We have passed through a period of wonderful and unprecedented inflation. For years we enjoyed the luxury of going into debt, the felicity of living upon credit. We have in the United States about eighty thousand miles of railway, more than enough to make a treble track around the globe. Most of these miles were built in a period of twenty-five years, and at a cost of at least five thousand millions of dollars. Think of the ore that had to be dug, of the iron that was melted; think of the thousands employed in cutting bridge timber and ties, and giving to the wintry air the music of the axe; think of the thousands and thousands employed in making cars, in making locomotives, those horses of progress with nerves of steel and breath of flame; think of the thousands and thousands of workers in brass and steel and iron; think of the numberless industries that thrived in the construction of eighty thousand miles of railway, of the streams bridged, of the mountains tunneled, of the plains crossed; and think of the towns and cities that sprang up, as if by magic, along these highways of iron.

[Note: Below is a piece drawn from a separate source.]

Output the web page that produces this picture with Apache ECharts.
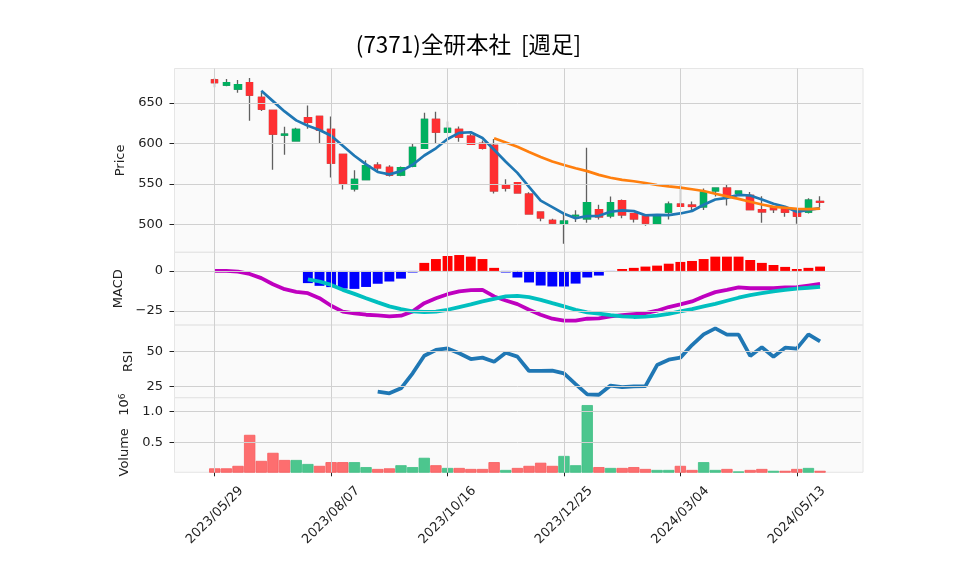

During the same time we had a war in which we expended thousands of millions of dollars, not to create, not to construct, but to destroy. All this money was spent in the work of demolition, and every shot and every shell and every musket and every cannon was used to destroy. All the time of every soldier was lost. An amount of property inconceivable was destroyed, and some of the best and bravest were sacrificed. During these years the productive power of the North was strained to the utmost; every wheel was in motion; there was employment for every kind and description of labor, and for every mechanic. There was a constantly rising market—speculation was rife, and it seemed almost impossible to lose. As a consequence, the men who had been toiling upon the farm became tired. It was too slow a way to get rich. They heard of their neighbor, of their brother, who had gone to the city and had suddenly become a millionaire. They became tired with the slow methods of agriculture. The young men of intelligence, of vim, of nerve became disgusted with the farms. On every hand fortunes were being made. A wave of wealth swept over the United States; huts became houses; houses became palaces with carpeted floors and pictured walls; tatters became garments; rags became robes; and for the first time in the history of the world, the poor tasted of the luxuries of wealth. We wondered how our fathers could have endured their poor and barren lives.

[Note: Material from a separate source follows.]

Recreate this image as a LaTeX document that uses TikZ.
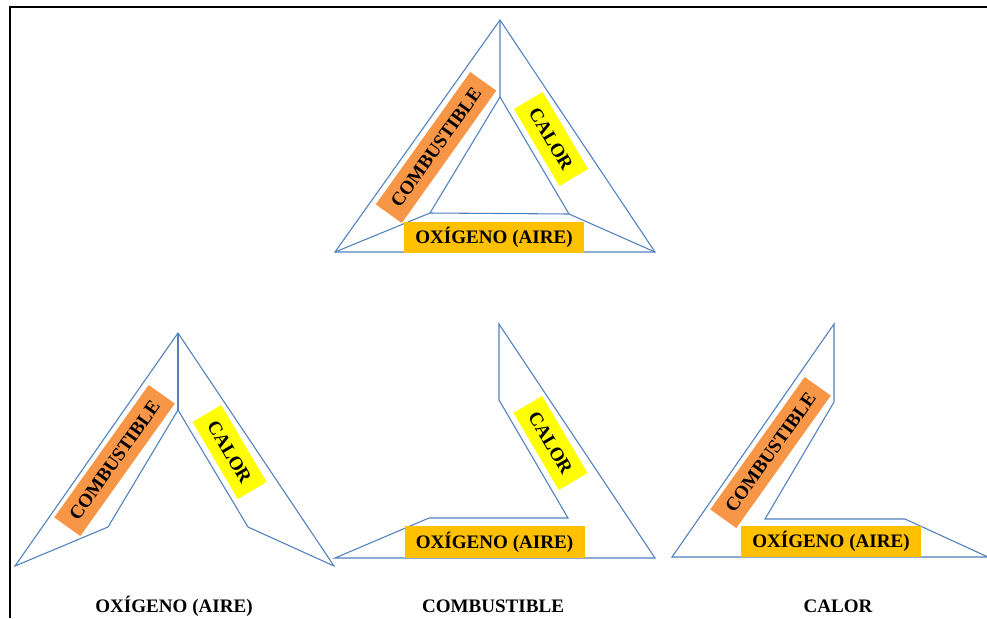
\documentclass[tikz,border=0pt]{standalone}
\usepackage{fontspec}
\setmainfont{Liberation Serif}
\definecolor{edgeblue}{HTML}{4F81BD}
\definecolor{fuelorange}{HTML}{F79646}
\definecolor{airgold}{HTML}{FFC000}
\definecolor{heatyellow}{HTML}{FFFF00}
\begin{document}
\begin{tikzpicture}[x=0.75pt,y=-0.75pt,
  edge/.style={draw=edgeblue,line width=0.8pt,line join=miter},
  lbl/.style={font=\fontsize{14.3}{16}\selectfont\bfseries,text=black,inner sep=0pt},
  fuelbox/.style={lbl,fill=fuelorange,minimum width=122pt,minimum height=24pt,rotate=54.5},
  heatbox/.style={lbl,fill=heatyellow,minimum width=67pt,minimum height=25pt,rotate=-59.5},
  airbox/.style={lbl,fill=airgold,minimum width=135pt,minimum height=23.5pt},
  caption/.style={lbl}]
\useasboundingbox (0,0) rectangle (987,618);
\fill[white] (0,0) rectangle (987,618);
% page frame
\draw[line width=1.5pt] (10,618) -- (10,7) -- (988,7);

% ---- complete fire triangle ----
\coordinate (tA) at (500,20);  \coordinate (tL) at (335,252); \coordinate (tR) at (655,252);
\coordinate (ta) at (500,97);  \coordinate (tl) at (430,213); \coordinate (tr) at (569,214);
\draw[edge] (tA) -- (tL) -- (tR) -- cycle;
\draw[edge] (ta) -- (tl) -- (tr) -- cycle;
\draw[edge] (tA) -- (ta) (tL) -- (tl) (tR) -- (tr);
\node[fuelbox] (tfuel) at (436,147.5) {COMBUSTIBLE};
\node[heatbox] (theat) at (551,139) {CALOR};
\node[airbox]  (tair)  at (494,237.5) {OXÍGENO (AIRE)};

% ---- without oxygen ----
\coordinate (oA) at (178,333); \coordinate (oL) at (15,566);  \coordinate (oR) at (334,566);
\coordinate (oa) at (178,410); \coordinate (ol) at (108,527); \coordinate (or) at (248,527);
\draw[edge] (oA) -- (oL) -- (ol) -- (oa) -- (or) -- (oR) -- cycle;
\draw[edge] (oA) -- (oa);
\node[fuelbox] (ofuel) at (114.5,460.5) {COMBUSTIBLE};
\node[heatbox] (oheat) at (229.5,452) {CALOR};
\node[caption] (ocap) at (174,606) {OXÍGENO (AIRE)};

% ---- without fuel ----
\coordinate (fA) at (499,324); \coordinate (fL) at (335,558); \coordinate (fR) at (655,558);
\coordinate (fa) at (499,400); \coordinate (fl) at (429,518); \coordinate (fr) at (568,518);
\draw[edge] (fA) -- (fa) -- (fr) -- (fl) -- (fL) -- (fR) -- cycle;
\node[heatbox] (fheat) at (550.5,443) {CALOR};
\node[airbox]  (fair)  at (494.5,542) {OXÍGENO (AIRE)};
\node[caption] (fcap) at (493,606) {COMBUSTIBLE};

% ---- without heat ----
\coordinate (hA) at (834,324); \coordinate (hL) at (672,557); \coordinate (hR) at (988,557);
\coordinate (ha) at (834,402); \coordinate (hl) at (765,519); \coordinate (hr) at (905,519);
\draw[edge] (hA) -- (ha) -- (hl) -- (hr) -- (hR) -- (hL) -- cycle;
\node[fuelbox] (hfuel) at (770.5,452.5) {COMBUSTIBLE};
\node[airbox]  (hair)  at (831,541.5) {OXÍGENO (AIRE)};
\node[caption] (hcap) at (838,606) {CALOR};
\end{tikzpicture}
\end{document}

Every business was pressed to the snow line. Old life insurance associations had been successful; new ones sprang up on every hand. The agents filled every town. These agents were given a portion of the premium. You could hardly go out of your house without being told of the uncertainty of life and the certainty of death. You were shown pictures of life insurance agents emptying vast bags of gold at the feet of a disconsolate widow. You saw in imagination your own fatherless children wiping away the tears of grief and smiling with joy.

These agents insured everybody and everything. They would have insured a hospital or consumption in its last hemorrhage.

Fire insurance was managed in precisely the same way. The agents received a part of the premium, and they insured anything and everything, no matter what its danger might be. They would have insured powder in perdition, or icebergs under the torrid zone with the same alacrity. And then there were accident companies, and you could not go to the station to buy your ticket without being shown a picture of disaster. You would see there four horses running away with a stage, and old ladies and children being thrown out; you would see a steamer being blown up on the Mississippi, legs one way and arms the other, heads one side and hats the other; locomotives going through bridges, good Samaritans carrying off the wounded on stretchers.